Collected material:
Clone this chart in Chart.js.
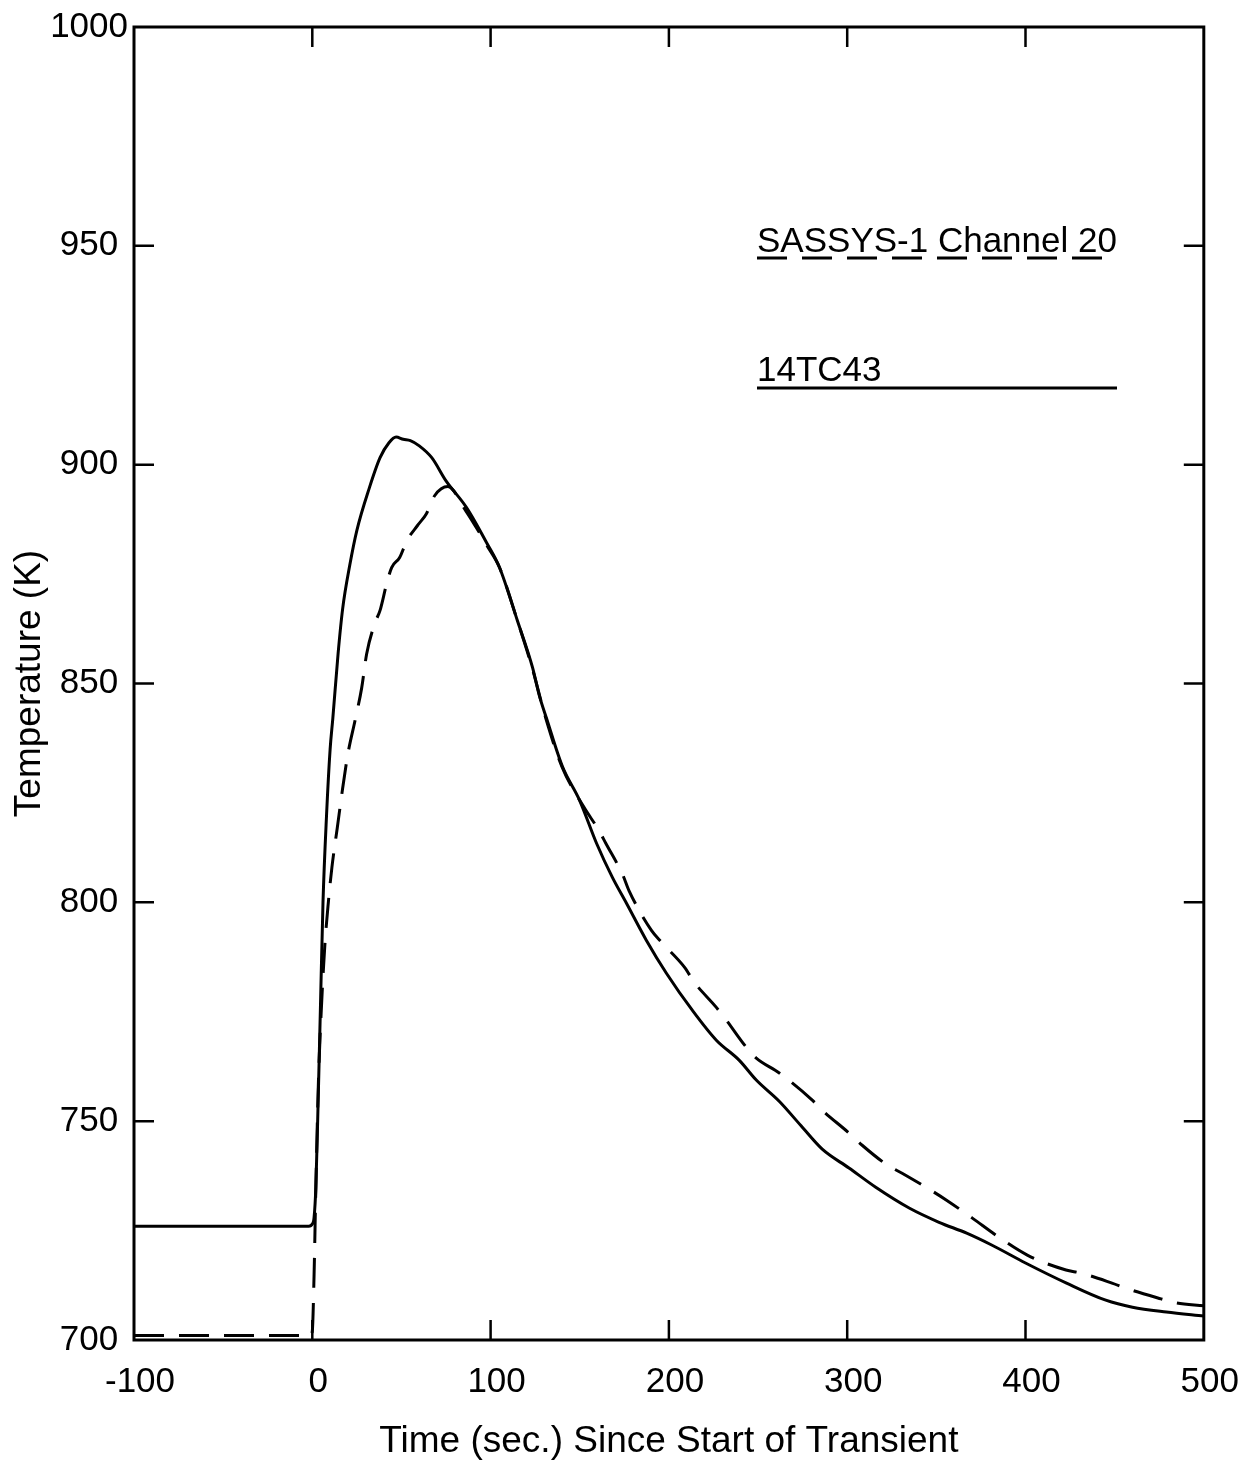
<!DOCTYPE html>
<html><head><meta charset="utf-8">
<script src="https://cdn.jsdelivr.net/npm/chart.js@4.4.1/dist/chart.umd.min.js"></script>
<style>html,body{margin:0;padding:0;background:#fff;}</style>
</head><body>
<canvas id="c" width="1254" height="1472" style="width:1254px;height:1472px;display:block"></canvas>
<script>
// ---- data ----
const xTickValues = [-100, 0, 100, 200, 300, 400, 500];
const yTickValues = [700, 750, 800, 850, 900, 950, 1000];
const seriesLabels = ['SASSYS-1 Channel 20', '14TC43'];
const xTitle = 'Time (sec.) Since Start of Transient';
const yTitle = 'Temperature (K)';

// SASSYS-1 Channel 20 (dashed)
const sassysTime = [-100, -1, 0, 1, 2, 3.5, 5, 7, 9, 11, 14, 17, 20, 24, 27.7, 30.5, 35, 38, 41.7, 44.5, 49, 53, 59, 64, 68.6, 76, 86, 98, 105, 115, 123, 131, 140, 152.4, 160.8, 164.6, 174.2, 177.6, 190.2, 195.8, 208.7, 214.3, 226.6, 232.2, 243.4, 249, 261.9, 280.4, 286, 301, 308.4, 322.4, 330.8, 347, 355.5, 370, 385, 401, 422.7, 431, 448.5, 458, 476, 484, 500];
const sassysTemp = [701, 701, 702, 715, 735, 760, 775, 790, 800, 808, 817, 826, 834, 841.6, 849, 856.8, 863.7, 866.7, 872.8, 876.5, 878.8, 882.6, 886.1, 888.8, 892.9, 895, 889.5, 881.5, 876.5, 864.4, 854, 842, 831, 821.7, 816.4, 813.5, 806.2, 802.7, 793.6, 790.9, 785.2, 781.7, 776, 773.1, 766.9, 764.4, 761, 754.8, 752.5, 747.3, 744.5, 740, 738.1, 734.2, 732, 727.9, 723.5, 719.4, 716, 715.3, 713, 711.6, 709.4, 708.5, 707.8];

// 14TC43 (solid)
const tcTime = [-100, -2, 0, 1, 2, 3, 4.5, 6, 8, 10, 11.5, 14.5, 17, 21, 25, 32, 38, 43, 47, 51, 55, 60, 67, 75, 86.5, 98, 105, 115, 123.5, 127.5, 131.4, 140.3, 149.9, 159.4, 168.3, 176.2, 187.4, 198.6, 213.2, 226.6, 239.5, 249, 262, 274, 286, 301, 316, 335, 351.5, 367, 381, 400, 423, 445, 460, 479, 500];
const tcTemp = [726, 726, 726.5, 728, 735, 750, 775, 800, 820, 835, 842, 857, 867, 877, 885, 894.7, 901.6, 905, 906.3, 905.8, 905.5, 904.3, 901.6, 896.3, 890.2, 882, 876.5, 864.4, 853.7, 847, 842, 831, 823.3, 813.5, 805.7, 799.8, 791.3, 783.8, 775.3, 768.5, 763.9, 759.4, 754.5, 749, 743.6, 739.3, 734.9, 730.1, 726.9, 724.4, 721.7, 717.6, 713, 709.1, 707.5, 706.4, 705.5];

const FONT = "'Liberation Sans', Arial, Helvetica, sans-serif";
const toPoints = (xs, ys) => xs.map((x, i) => ({x: x, y: ys[i]}));

const framePlugin = {
  id: 'frame',
  afterDraw(chart) {
    const ctx = chart.ctx;
    const a = chart.chartArea;
    const xs = chart.scales.x, ys = chart.scales.y;
    ctx.save();
    ctx.strokeStyle = '#000';
    ctx.lineWidth = 3;
    ctx.strokeRect(a.left, a.top, a.right - a.left, a.bottom - a.top);
    ctx.lineWidth = 2.5;
    const tl = 20;
    ctx.beginPath();
    xTickValues.forEach(v => {
      if (v === xs.min || v === xs.max) return;
      const px = xs.getPixelForValue(v);
      ctx.moveTo(px, a.bottom); ctx.lineTo(px, a.bottom - tl);
      ctx.moveTo(px, a.top); ctx.lineTo(px, a.top + tl);
    });
    yTickValues.forEach(v => {
      if (v === ys.min || v === ys.max) return;
      const py = ys.getPixelForValue(v);
      ctx.moveTo(a.left, py); ctx.lineTo(a.left + tl, py);
      ctx.moveTo(a.right, py); ctx.lineTo(a.right - tl, py);
    });
    ctx.stroke();

    // in-plot legend: label text with a line sample underneath
    const lx0 = 757, lx1 = 1117;
    const rows = [{base: 252, line: 258}, {base: 381, line: 388}];
    chart.data.datasets.forEach((ds, i) => {
      const r = rows[i];
      ctx.fillStyle = '#000';
      ctx.font = '35px ' + FONT;
      ctx.textAlign = 'left';
      ctx.textBaseline = 'alphabetic';
      ctx.fillText(ds.label, lx0, r.base);
      ctx.beginPath();
      ctx.lineWidth = 2.8;
      ctx.setLineDash(ds.borderDash || []);
      ctx.moveTo(lx0, r.line); ctx.lineTo(lx1, r.line);
      ctx.stroke();
      ctx.setLineDash([]);
    });
    ctx.restore();
  }
};

const bgPlugin = {
  id: 'bg',
  beforeDraw(chart) {
    const ctx = chart.ctx;
    ctx.save(); ctx.fillStyle = '#fff'; ctx.fillRect(0, 0, chart.width, chart.height); ctx.restore();
  }
};

new Chart(document.getElementById('c'), {
  type: 'line',
  data: {
    datasets: [
      {
        label: seriesLabels[0],
        data: toPoints(sassysTime, sassysTemp),
        borderColor: '#000', borderWidth: 3, borderDash: [30, 15],
        pointRadius: 0, fill: false, cubicInterpolationMode: 'monotone'
      },
      {
        label: seriesLabels[1],
        data: toPoints(tcTime, tcTemp),
        borderColor: '#000', borderWidth: 3,
        pointRadius: 0, fill: false, cubicInterpolationMode: 'monotone'
      }
    ]
  },
  options: {
    responsive: false,
    animation: false,
    devicePixelRatio: 1,
    layout: {padding: {top: 26, right: 49, left: 0, bottom: 0}},
    plugins: {legend: {display: false}, tooltip: {enabled: false}},
    scales: {
      x: {
        type: 'linear', min: -100, max: 500,
        afterBuildTicks: s => { s.ticks = xTickValues.map(v => ({value: v})); },
        afterFit: s => { s.height = 132; },
        grid: {display: false, drawTicks: false},
        border: {display: false},
        ticks: {font: {family: FONT, size: 35}, color: '#000', padding: 21, labelOffset: 6, autoSkip: false, maxRotation: 0, callback: v => String(v)},
        title: {display: true, text: xTitle, color: '#000', font: {family: FONT, size: 37}, padding: {top: 0, bottom: 8}}
      },
      y: {
        type: 'linear', min: 700, max: 1000,
        afterBuildTicks: s => { s.ticks = yTickValues.map(v => ({value: v})); },
        afterFit: s => { s.width = 134; },
        grid: {display: false, drawTicks: false},
        border: {display: false},
        ticks: {font: {family: FONT, size: 35}, color: '#000', padding: 6, crossAlign: 'center', autoSkip: false, callback: v => String(v)},
        title: {display: true, text: yTitle, color: '#000', font: {family: FONT, size: 37}, padding: {top: 8, bottom: 0}}
      }
    }
  },
  plugins: [bgPlugin, framePlugin]
});
</script>
</body></html>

What is needed:
Quote the listing above in full, except for the pictures.

Solved exercise:
Clone this chart in Chart.js.
<!DOCTYPE html>
<html><head><meta charset="utf-8">
<script src="https://cdn.jsdelivr.net/npm/chart.js@4.4.1/dist/chart.umd.min.js"></script>
<style>html,body{margin:0;padding:0;background:#fff;}</style>
</head><body>
<canvas id="c" width="1254" height="1472" style="width:1254px;height:1472px;display:block"></canvas>
<script>
// ---- data ----
const xTickValues = [-100, 0, 100, 200, 300, 400, 500];
const yTickValues = [700, 750, 800, 850, 900, 950, 1000];
const seriesLabels = ['SASSYS-1 Channel 20', '14TC43'];
const xTitle = 'Time (sec.) Since Start of Transient';
const yTitle = 'Temperature (K)';

// SASSYS-1 Channel 20 (dashed)
const sassysTime = [-100, -1, 0, 1, 2, 3.5, 5, 7, 9, 11, 14, 17, 20, 24, 27.7, 30.5, 35, 38, 41.7, 44.5, 49, 53, 59, 64, 68.6, 76, 86, 98, 105, 115, 123, 131, 140, 152.4, 160.8, 164.6, 174.2, 177.6, 190.2, 195.8, 208.7, 214.3, 226.6, 232.2, 243.4, 249, 261.9, 280.4, 286, 301, 308.4, 322.4, 330.8, 347, 355.5, 370, 385, 401, 422.7, 431, 448.5, 458, 476, 484, 500];
const sassysTemp = [701, 701, 702, 715, 735, 760, 775, 790, 800, 808, 817, 826, 834, 841.6, 849, 856.8, 863.7, 866.7, 872.8, 876.5, 878.8, 882.6, 886.1, 888.8, 892.9, 895, 889.5, 881.5, 876.5, 864.4, 854, 842, 831, 821.7, 816.4, 813.5, 806.2, 802.7, 793.6, 790.9, 785.2, 781.7, 776, 773.1, 766.9, 764.4, 761, 754.8, 752.5, 747.3, 744.5, 740, 738.1, 734.2, 732, 727.9, 723.5, 719.4, 716, 715.3, 713, 711.6, 709.4, 708.5, 707.8];

// 14TC43 (solid)
const tcTime = [-100, -2, 0, 1, 2, 3, 4.5, 6, 8, 10, 11.5, 14.5, 17, 21, 25, 32, 38, 43, 47, 51, 55, 60, 67, 75, 86.5, 98, 105, 115, 123.5, 127.5, 131.4, 140.3, 149.9, 159.4, 168.3, 176.2, 187.4, 198.6, 213.2, 226.6, 239.5, 249, 262, 274, 286, 301, 316, 335, 351.5, 367, 381, 400, 423, 445, 460, 479, 500];
const tcTemp = [726, 726, 726.5, 728, 735, 750, 775, 800, 820, 835, 842, 857, 867, 877, 885, 894.7, 901.6, 905, 906.3, 905.8, 905.5, 904.3, 901.6, 896.3, 890.2, 882, 876.5, 864.4, 853.7, 847, 842, 831, 823.3, 813.5, 805.7, 799.8, 791.3, 783.8, 775.3, 768.5, 763.9, 759.4, 754.5, 749, 743.6, 739.3, 734.9, 730.1, 726.9, 724.4, 721.7, 717.6, 713, 709.1, 707.5, 706.4, 705.5];

const FONT = "'Liberation Sans', Arial, Helvetica, sans-serif";
const toPoints = (xs, ys) => xs.map((x, i) => ({x: x, y: ys[i]}));

const framePlugin = {
  id: 'frame',
  afterDraw(chart) {
    const ctx = chart.ctx;
    const a = chart.chartArea;
    const xs = chart.scales.x, ys = chart.scales.y;
    ctx.save();
    ctx.strokeStyle = '#000';
    ctx.lineWidth = 3;
    ctx.strokeRect(a.left, a.top, a.right - a.left, a.bottom - a.top);
    ctx.lineWidth = 2.5;
    const tl = 20;
    ctx.beginPath();
    xTickValues.forEach(v => {
      if (v === xs.min || v === xs.max) return;
      const px = xs.getPixelForValue(v);
      ctx.moveTo(px, a.bottom); ctx.lineTo(px, a.bottom - tl);
      ctx.moveTo(px, a.top); ctx.lineTo(px, a.top + tl);
    });
    yTickValues.forEach(v => {
      if (v === ys.min || v === ys.max) return;
      const py = ys.getPixelForValue(v);
      ctx.moveTo(a.left, py); ctx.lineTo(a.left + tl, py);
      ctx.moveTo(a.right, py); ctx.lineTo(a.right - tl, py);
    });
    ctx.stroke();

    // in-plot legend: label text with a line sample underneath
    const lx0 = 757, lx1 = 1117;
    const rows = [{base: 252, line: 258}, {base: 381, line: 388}];
    chart.data.datasets.forEach((ds, i) => {
      const r = rows[i];
      ctx.fillStyle = '#000';
      ctx.font = '35px ' + FONT;
      ctx.textAlign = 'left';
      ctx.textBaseline = 'alphabetic';
      ctx.fillText(ds.label, lx0, r.base);
      ctx.beginPath();
      ctx.lineWidth = 2.8;
      ctx.setLineDash(ds.borderDash || []);
      ctx.moveTo(lx0, r.line); ctx.lineTo(lx1, r.line);
      ctx.stroke();
      ctx.setLineDash([]);
    });
    ctx.restore();
  }
};

const bgPlugin = {
  id: 'bg',
  beforeDraw(chart) {
    const ctx = chart.ctx;
    ctx.save(); ctx.fillStyle = '#fff'; ctx.fillRect(0, 0, chart.width, chart.height); ctx.restore();
  }
};

new Chart(document.getElementById('c'), {
  type: 'line',
  data: {
    datasets: [
      {
        label: seriesLabels[0],
        data: toPoints(sassysTime, sassysTemp),
        borderColor: '#000', borderWidth: 3, borderDash: [30, 15],
        pointRadius: 0, fill: false, cubicInterpolationMode: 'monotone'
      },
      {
        label: seriesLabels[1],
        data: toPoints(tcTime, tcTemp),
        borderColor: '#000', borderWidth: 3,
        pointRadius: 0, fill: false, cubicInterpolationMode: 'monotone'
      }
    ]
  },
  options: {
    responsive: false,
    animation: false,
    devicePixelRatio: 1,
    layout: {padding: {top: 26, right: 49, left: 0, bottom: 0}},
    plugins: {legend: {display: false}, tooltip: {enabled: false}},
    scales: {
      x: {
        type: 'linear', min: -100, max: 500,
        afterBuildTicks: s => { s.ticks = xTickValues.map(v => ({value: v})); },
        afterFit: s => { s.height = 132; },
        grid: {display: false, drawTicks: false},
        border: {display: false},
        ticks: {font: {family: FONT, size: 35}, color: '#000', padding: 21, labelOffset: 6, autoSkip: false, maxRotation: 0, callback: v => String(v)},
        title: {display: true, text: xTitle, color: '#000', font: {family: FONT, size: 37}, padding: {top: 0, bottom: 8}}
      },
      y: {
        type: 'linear', min: 700, max: 1000,
        afterBuildTicks: s => { s.ticks = yTickValues.map(v => ({value: v})); },
        afterFit: s => { s.width = 134; },
        grid: {display: false, drawTicks: false},
        border: {display: false},
        ticks: {font: {family: FONT, size: 35}, color: '#000', padding: 6, crossAlign: 'center', autoSkip: false, callback: v => String(v)},
        title: {display: true, text: yTitle, color: '#000', font: {family: FONT, size: 37}, padding: {top: 8, bottom: 0}}
      }
    }
  },
  plugins: [bgPlugin, framePlugin]
});
</script>
</body></html>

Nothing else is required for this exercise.